Sin embargo, la fenomenología del cariño y de la ternura rebasa los límites de la fenomenología de la caricia.
¿Cuál es, no obstante, el sentido último de la caricia? Del tacto se desprendieron el sentido de la vista y del oído, sentidos de la distancia, aptos para la contemplación distante, teórica. Se puede decir que el espíritu, independizándose, purificándose, tiró del tacto, y bajo forma de vista y oído, lo separó de sus objetos intencionales. Antes de eso, el espectáculo, único, pasmoso, del espíritu en trance de independizarse o purificarse, de distanciarse del cuerpo y de la carne, podemos presenciarlo donde se incoa (o comienza su proceso de emancipación): en la caricia, porque en la caricia, la mano no se separa de la superficie acariciada, antes busca su contacto, pero es un contacto suave, tímido, púdico, fugaz.
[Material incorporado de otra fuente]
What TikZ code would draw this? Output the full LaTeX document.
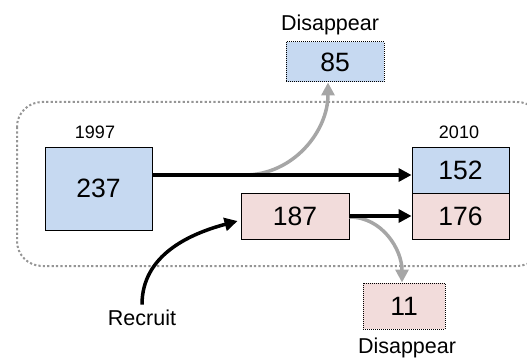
\documentclass[tikz,border=0pt]{standalone}
\usepackage{fontspec}
\setmainfont{Liberation Sans}
\usetikzlibrary{arrows.meta}
\definecolor{cohortblue}{HTML}{C6D9F1}
\definecolor{cohortpink}{HTML}{F2DCDB}
\definecolor{flowgray}{HTML}{A6A6A6}
\tikzset{
  % boxes holding the counts
  countbox/.style={draw=black, line width=0.9pt, inner sep=0pt,
    font=\fontsize{26.5}{30}\selectfont},
  oldbox/.style={countbox, fill=cohortblue},
  newbox/.style={countbox, fill=cohortpink},
  lostbox/.style={draw=black, line width=1pt, densely dotted},
  label/.style={font=\fontsize{21.5}{25}\selectfont},
  yearlabel/.style={font=\fontsize{18}{21}\selectfont},
  % connectors
  survive/.style={line width=3.5pt, -{Triangle[length=13pt,width=13pt]}},
  vanish/.style={survive, draw=flowgray},
  groupframe/.style={draw=flowgray!90!black, line width=2pt, dash pattern=on 2.2pt off 2.2pt,
    rounded corners=25pt},
}

\begin{document}
\begin{tikzpicture}[x=1pt,y=-1pt]
  \useasboundingbox (0,0) rectangle (527,358);

  % frame round the census
  \draw[groupframe] (17,102) rectangle (542,266);

  \node[oldbox, minimum width=107pt, minimum height=83pt] at (98.5,188.5) (n237) {237};
  \node[oldbox, minimum width=97pt, minimum height=46pt] at (460.5,170) (n152) {152};
  \node[newbox, minimum width=97pt, minimum height=46pt] at (460.5,216) (n176) {176};
  \node[newbox, minimum width=108pt, minimum height=46pt] at (295,216) (n187) {187};

  \node[oldbox, lostbox, minimum width=98pt, minimum height=40pt] at (335,62) (n85) {85};
  \node[newbox, lostbox, minimum width=82pt, minimum height=46pt] at (404,306) (n11) {11};

  \node[label] at (330,25) (lostold) {Disappear};
  \node[label] at (407,348) (lostnew) {Disappear};
  \node[yearlabel] at (95,132) (start) {1997};
  \node[yearlabel] at (459,132) (finish) {2010};
  \node[label] at (142,318) (recruit) {Recruit};

  % main flow runs a little below the middle of 152
  \coordinate (arrive) at ([yshift=-5pt]n152.west);
  \coordinate (depart) at (n237.east |- arrive);
  % where the lost ones leave the main flow
  \coordinate (fork) at ([xshift=92pt]depart);

  \draw[vanish] (fork) to[out=0, in=-90] ([xshift=-7pt]n85.south);
  \draw[vanish] ([yshift=-1pt]n187.east) to[out=0, in=90] ([xshift=-2pt]n11.north);

  \draw[survive] (depart) -- (arrive);
  \draw[survive] (n187.east) -- (n176.west);
  \draw[survive] ([yshift=2pt]recruit.north) to[out=90, in=195] ([xshift=-3pt,yshift=-5pt]n187.west);

\end{tikzpicture}
\end{document}
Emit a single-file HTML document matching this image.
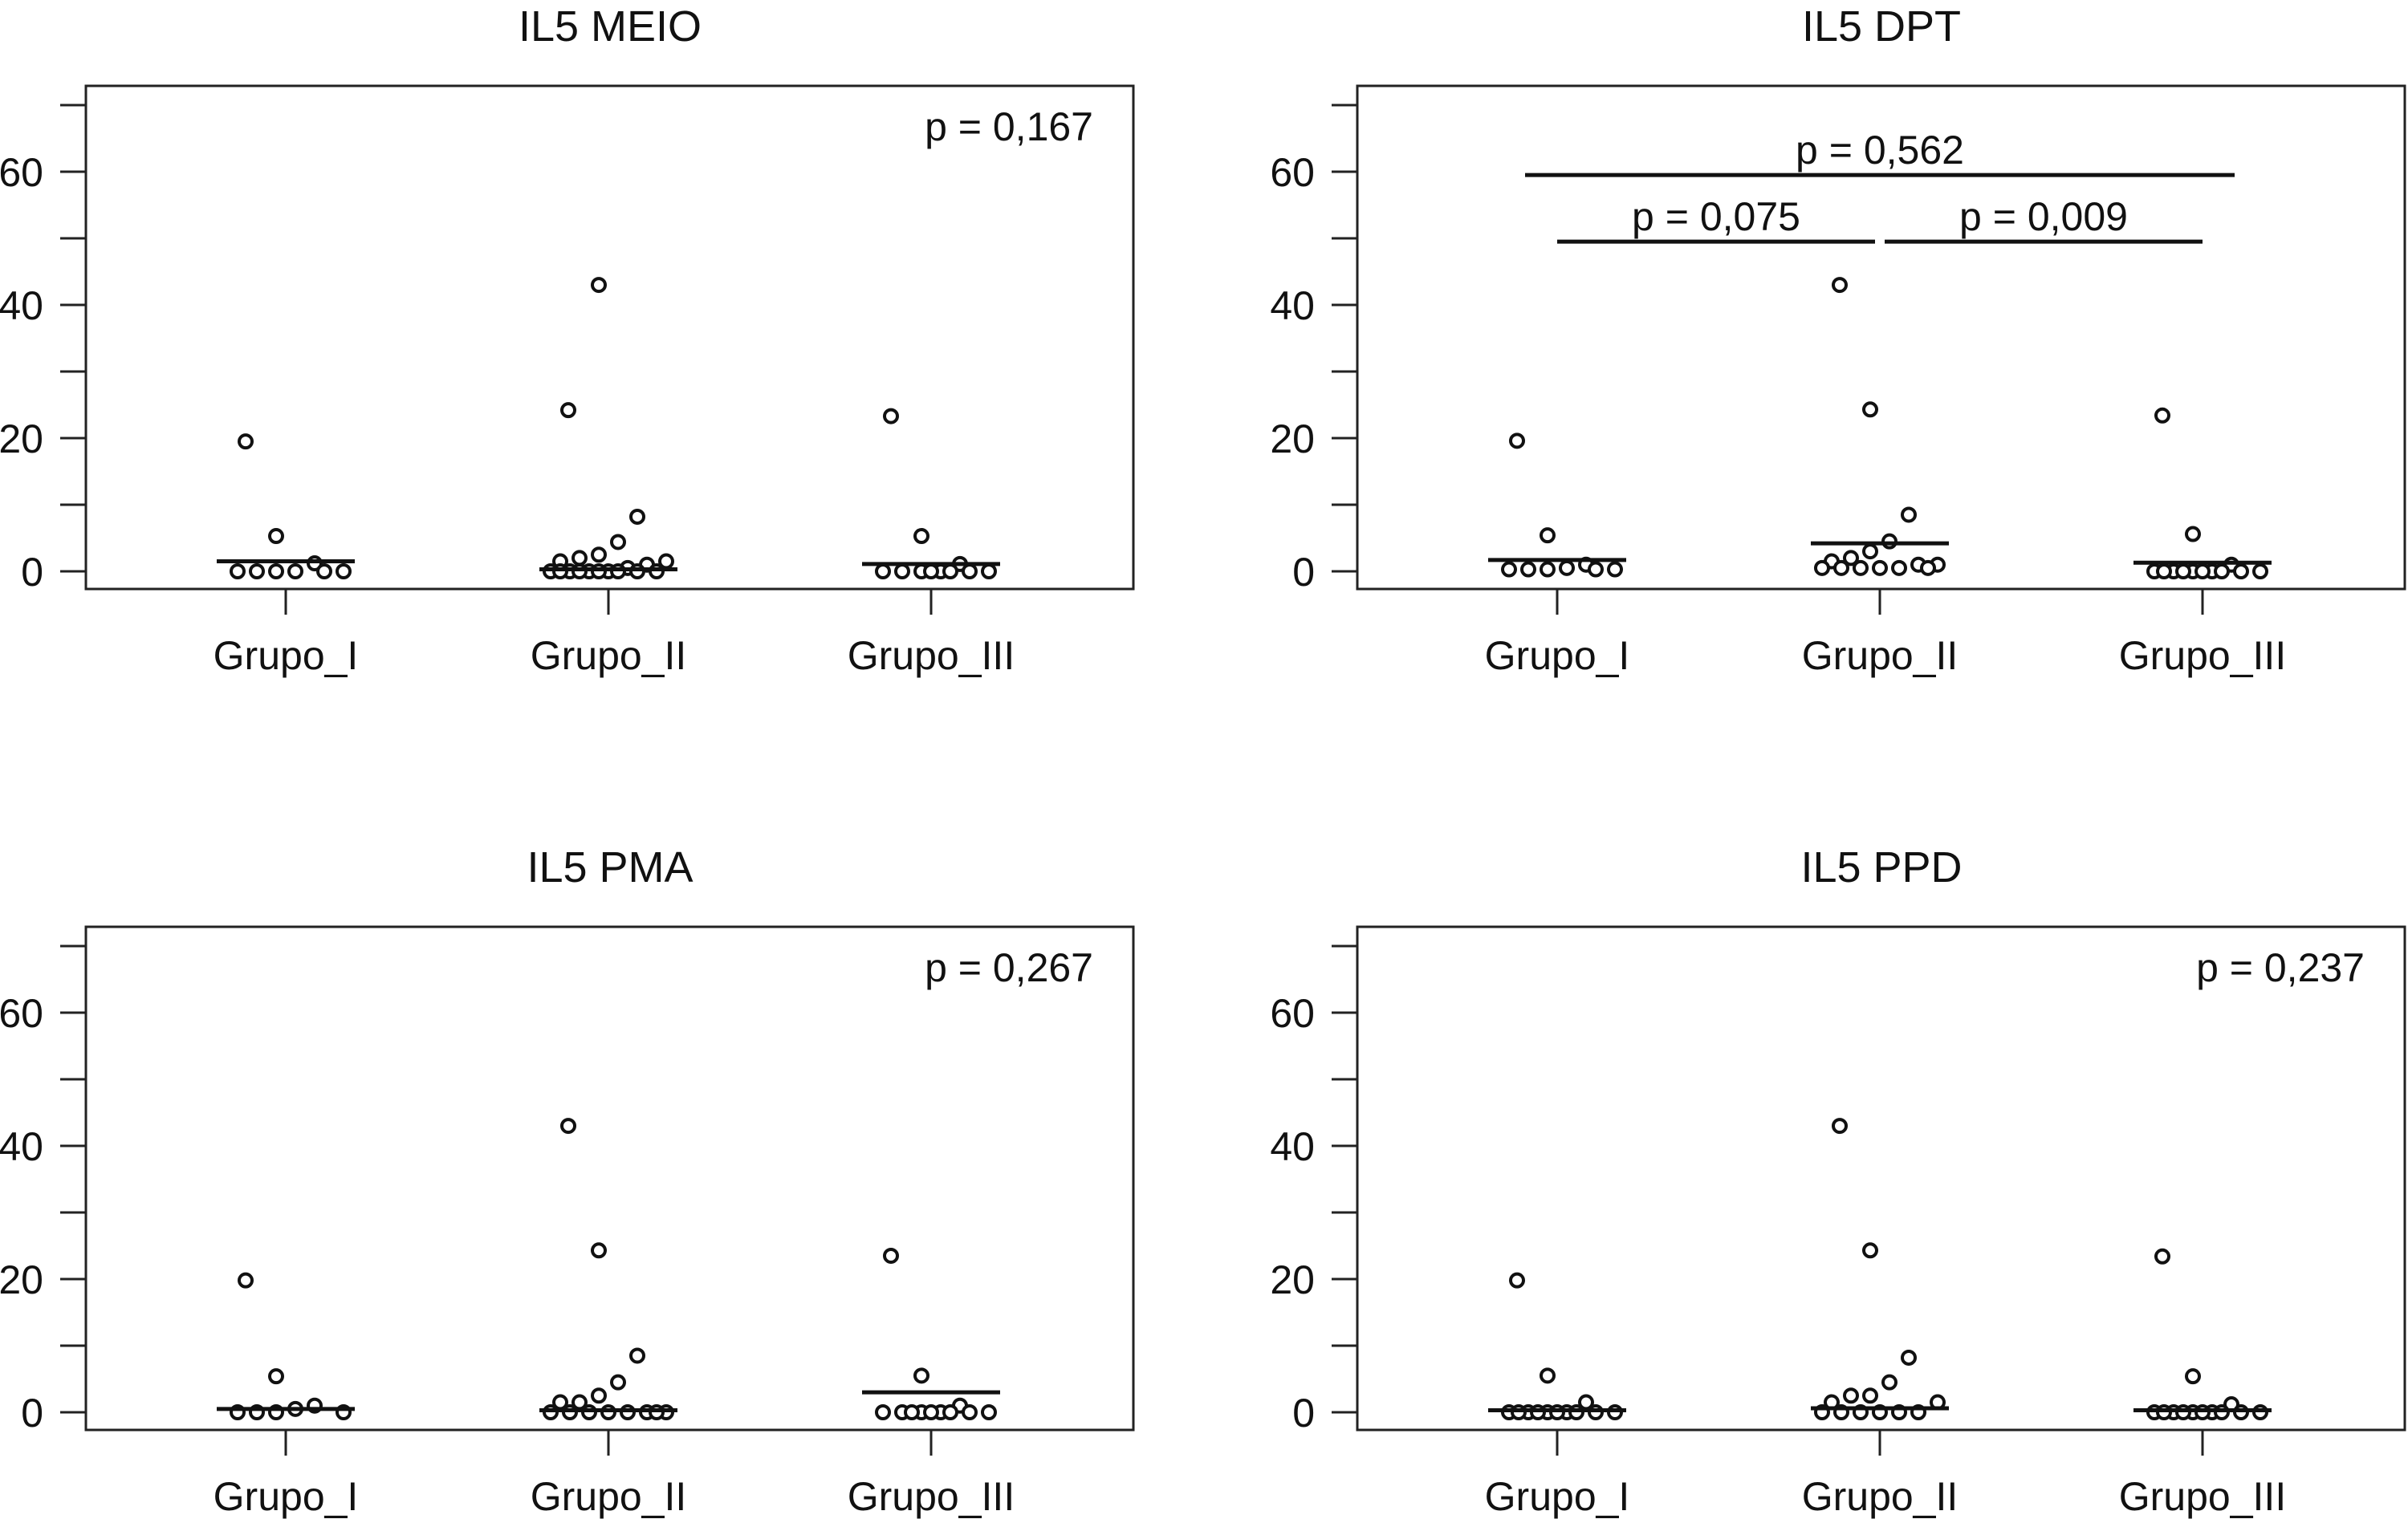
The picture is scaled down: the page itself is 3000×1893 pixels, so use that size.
<!DOCTYPE html>
<html><head><meta charset="utf-8"><style>
html,body{margin:0;padding:0;background:#fff}
svg{display:block}
text{font-family:"Liberation Sans",Arial,sans-serif;fill:#111}
</style></head><body>
<svg id="chart" width="3000" height="1893" viewBox="0 0 3000 1893" xmlns="http://www.w3.org/2000/svg"></svg>
<script>
const groups = ["Grupo_I","Grupo_II","Grupo_III"];
const yTickLabels = [0,20,40,60];
const yMinorTicks = [0,10,20,30,40,50,60,70];
const titles = ["IL5 MEIO","IL5 DPT","IL5 PMA","IL5 PPD"];
const pTexts = ["p = 0,167", null, "p = 0,267", "p = 0,237"];
const meioValues = [[19.5,5.3,1.2,0,0,0,0,0,0],[24.2,43,8.2,4.4,2.5,2,1.5,1.5,1,0.5,0,0,0,0,0,0,0,0,0,0],[23.3,5.3,1.1,0,0,0,0,0,0,0,0]];
const dptValues = [[19.6,5.4,1,0.5,0.3,0.3,0.3,0.3,0.3],[43,24.3,8.5,4.5,3,2,1.5,1,1,0.5,0.5,0.5,0.5,0.5,0.5],[23.4,5.6,1,0,0,0,0,0,0,0,0,0,0]];
const pmaValues = [[19.8,5.4,1,0.5,0,0,0,0],[43,24.3,8.5,4.5,2.5,1.5,1.5,0,0,0,0,0,0,0,0],[23.5,5.5,1,0,0,0,0,0,0,0,0,0]];
const ppdValues = [[19.8,5.5,1.5,0,0,0,0,0,0,0,0,0,0],[43,24.3,8.2,4.5,2.5,2.5,1.5,1.5,0,0,0,0,0,0],[23.4,5.4,1.2,0,0,0,0,0,0,0,0,0,0]];
const medians = [[1.5,0.3,1.1],[1.7,4.2,1.3],[0.5,0.3,3.0],[0.3,0.6,0.3]];
const dptComparisons = [{from:0,to:2,y:59.5,label:"p = 0,562"},{from:0,to:1,y:49.5,label:"p = 0,075"},{from:1,to:2,y:49.5,label:"p = 0,009"}];
const panelData = [meioValues,dptValues,pmaValues,ppdValues];

const NS="http://www.w3.org/2000/svg";
const svg=document.getElementById('chart');
function mk(tag,attrs,parent){const e=document.createElementNS(NS,tag);for(const k in attrs)e.setAttribute(k,attrs[k]);parent.appendChild(e);return e;}
const panels=[{x0:107,y0:107},{x0:1691,y0:107},{x0:107,y0:1155},{x0:1691,y0:1155}];
const W=1305,H=627;
const FS=50;
panels.forEach((p,pi)=>{
  const g=mk('g',{},svg);
  
  
  const yZero=p.y0+605;
  const ys=v=>yZero-v*8.3;
  const xs=i=>p.x0+249+i*402;
  const t=mk('text',{x:p.x0+653,y:p.y0-56,'text-anchor':'middle','font-size':54},g);
  t.textContent=titles[pi];
  
  
  const box=mk('rect',{x:p.x0,y:p.y0,width:W,height:H,fill:'none',stroke:'#222','stroke-width':3},g);
  
  
  yMinorTicks.forEach(v=>{
    const l=mk('line',{x1:p.x0-32,x2:p.x0,y1:ys(v),y2:ys(v),stroke:'#222','stroke-width':3},g);
    
    
  });
  yTickLabels.forEach(v=>{
    const tl=mk('text',{x:p.x0-53,y:ys(v)+18,'text-anchor':'end','font-size':FS},g);
    tl.textContent=v;
    
    
  });
  groups.forEach((gn,i)=>{
    const l=mk('line',{x1:xs(i),x2:xs(i),y1:p.y0+H,y2:p.y0+H+32,stroke:'#222','stroke-width':3},g);
    
    
    const tl=mk('text',{x:xs(i),y:p.y0+H+100,'text-anchor':'middle','font-size':FS},g);
    tl.textContent=gn;
    
    
    const vals=panelData[pi][i];
    vals.forEach((v,k)=>{
      const off=k===0?-50:k===1?-12:((k*37)%13-6)*12;
      const c=mk('circle',{cx:xs(i)+off,cy:ys(v),r:8,fill:'#fff',stroke:'#111','stroke-width':4},g);
      
      
    });
    const m=mk('line',{x1:xs(i)-86,x2:xs(i)+86,y1:ys(medians[pi][i]),y2:ys(medians[pi][i]),stroke:'#111','stroke-width':5},g);
    
    
  });
  if(pTexts[pi]){
    const pt=mk('text',{x:p.x0+1255,y:p.y0+68,'text-anchor':'end','font-size':FS},g);
    pt.textContent=pTexts[pi];
    
    
  } else {
    dptComparisons.forEach(c=>{
      const wide=c.from===0&&c.to===2;
      const a=wide?xs(c.from)-40:xs(c.from)+(c.from===1?6:0);
      const b=wide?xs(c.to)+40:xs(c.to)-(c.to===1?6:0);
      const l=mk('line',{x1:a,x2:b,y1:ys(c.y),y2:ys(c.y),stroke:'#111','stroke-width':5},g);
      
      
      const tl=mk('text',{x:(a+b)/2,y:ys(c.y)-14,'text-anchor':'middle','font-size':FS},g);
      tl.textContent=c.label;
      
      
    });
  }
});
</script>
</body></html>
Es que la separa, es que tira de ella el espíritu. La caricia parece así una expresión de contacto en trance de convertirse en expresión a distancia… O una instrumentalización de la carne para que los espíritus contacten o se fundan.
La caricia es un fenómeno espiritual, su fenomenología descarta definitivamente que el hombre pertenezca en exclusiva al orden natural. Invita a tomarse en serio la afirmación agustiniana ‘in interiore homine hábitat veritas’. Prueba que en el hombre hay una trascendencia, pero no externa a él, sino interna a él. Lo natural y lo sobrenatural se combinan en el humano mismo. La trascendencia sería la estructura de un ente doble, pero no la de un ente finito sobre el cual hubiera otro orden del ser, tal vez…
Notas
(1) Admitimos esto, sin embargo se podría objetar que un perro, por ejemplo, no acaricia con la mano, pero sí con la lengua, y un gato suele acariciar con el flanco de su lomo… El contacto físico es un medio expresivo en todo el reino animal con importancia capital en los procesos de fijación de vínculos de apego y de socialización. De ahí que la imposición del individualismo posesivo, o del aislamiento pedagógico, lleve aparejada la prohibición o regulación del contacto, para bien y para mal.
Bibliografía
José Gaos. Dos exclusivas del hombre: la mano y el tiempo. Diputación de Valencia, 1998.
Fernán Pérez de Oliva. Diálogo de la dignidad del hombre, 1585. Hay edición completa disponible de esta obra en la biblioteca digital Cervantes.